The APA Teachers of Psychology in Secondary Schools (TOPSS) and the American Psychological Foundation collaborated with the University to develop the workshop, which included presentations by TOPSS members and Clark psychology professors. In total, twenty-five high school teachers from around the country will participate in the workshop.

“It is our pleasure to host this workshop again this year,” said Clark’s Associate Provost and Dean of Research Nancy Budwig.  “Because of Clark’s strong connection to this discipline, and interest in innovative ways to combine cutting-edge scholarship and teaching, we are delighted to serve as a meeting place in order to help foster the promotion and advancement of excellence in the teaching of precollege psychology.”

Workshop participants attended sessions on the history of psychology, developmental psychology, well-being, and involving high-school students in research.

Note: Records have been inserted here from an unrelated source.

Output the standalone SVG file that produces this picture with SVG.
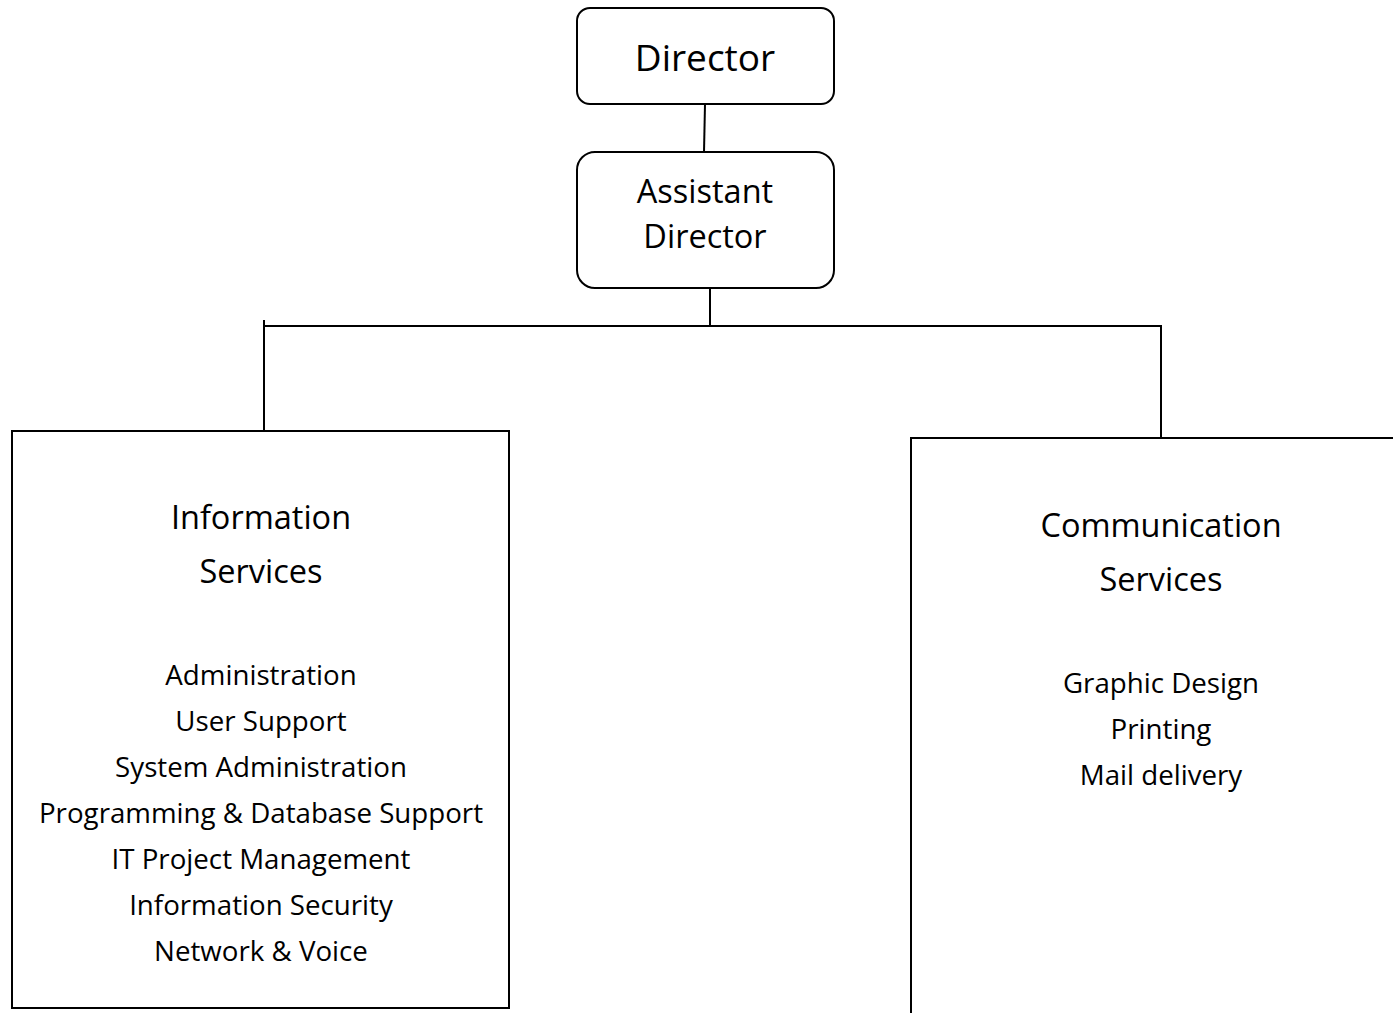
<svg xmlns="http://www.w3.org/2000/svg" width="1393" height="1013" viewBox="0 0 1393 1013">
<style>
.box{fill:#fff;stroke:#000;stroke-width:2}
.ln{stroke:#000;stroke-width:2;fill:none}
text{font-family:"Open Sans","Noto Sans",sans-serif;fill:#000;text-anchor:middle}
.t1{font-size:37px}
.t2{font-size:32.5px}
.t3{font-size:32.5px}
.t4{font-size:27.7px}
</style>
<rect width="1393" height="1013" fill="#fff"/>
<g id="connectors">
<line class="ln" x1="705" y1="104" x2="704" y2="152"/>
<line class="ln" x1="710" y1="288" x2="710" y2="326"/>
<line class="ln" x1="263" y1="326" x2="1162" y2="326"/>
<line class="ln" x1="264" y1="320" x2="264" y2="431"/>
<line class="ln" x1="1161" y1="326" x2="1161" y2="438"/>
</g>
<g id="director">
<rect class="box" x="577" y="8" width="257" height="96" rx="13"/>
<text class="t1" x="705" y="71">Director</text>
</g>
<g id="assistant-director">
<rect class="box" x="577" y="152" width="257" height="136" rx="18"/>
<text class="t2" x="705" y="203">Assistant</text>
<text class="t2" x="705" y="248">Director</text>
</g>
<g id="information-services">
<rect class="box" x="12" y="431" width="497" height="577"/>
<text class="t3" x="261" y="529">Information</text>
<text class="t3" x="261" y="583">Services</text>
<text class="t4" x="261" y="685">Administration</text>
<text class="t4" x="261" y="731">User Support</text>
<text class="t4" x="261" y="777">System Administration</text>
<text class="t4" x="261" y="823">Programming &amp; Database Support</text>
<text class="t4" x="261" y="869">IT Project Management</text>
<text class="t4" x="261" y="915">Information Security</text>
<text class="t4" x="261" y="961">Network &amp; Voice</text>
</g>
<g id="communication-services">
<rect class="box" x="911" y="438" width="500" height="600"/>
<text class="t3" x="1161" y="537">Communication</text>
<text class="t3" x="1161" y="591">Services</text>
<text class="t4" x="1161" y="693">Graphic Design</text>
<text class="t4" x="1161" y="739">Printing</text>
<text class="t4" x="1161" y="785">Mail delivery</text>
</g>
</svg>
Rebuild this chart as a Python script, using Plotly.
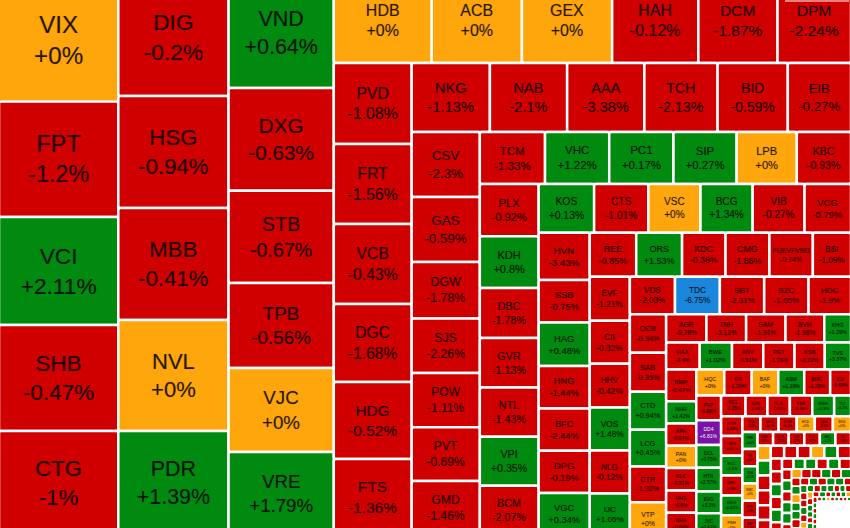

Dana Dunn, professor of psychology and director of Learning in Common (LinC) of Moravian College, will meet with attendees and deliver a lecture, “The Social Psychology of Disability: A Medium for Broadening Students’ Horizons Regarding Attitudes,Prejudices, and Intergroup Relations.”

The idea for a workshop for high-school teachers grew from the vision and generosity of Clark alumnus Lee Gurel, who studied psychology at Clark and was granted a bachelor’s degree in 1948.  “Psychology is central to our lives,” explains Gurel. “And if taught at the secondary school level, this subject can get at issues that are essential—and often neglected—in our culture.”

Clark University played a prominent role in the development of psychology as a distinguished discipline in the United States, and was the birthplace of the APA in 1892.

Last fall, leading scientists from around the world gathered at Clark for “Great Minds Come to Clark: Freud Revisited,” a series of lectures, symposia and events marking the centennial of the renowned 1909 Clark Conferences organized by President G. Stanley Hall. At Clark, Sigmund Freud delivered his landmark Five Lectures on Psychoanalysis, his only speaking engagement in the United States. The 1909 conferences attracted many pioneering minds of the time, including Franz Boas, Carl Jung, Sandor Ferenczi, and A.A. Michelson.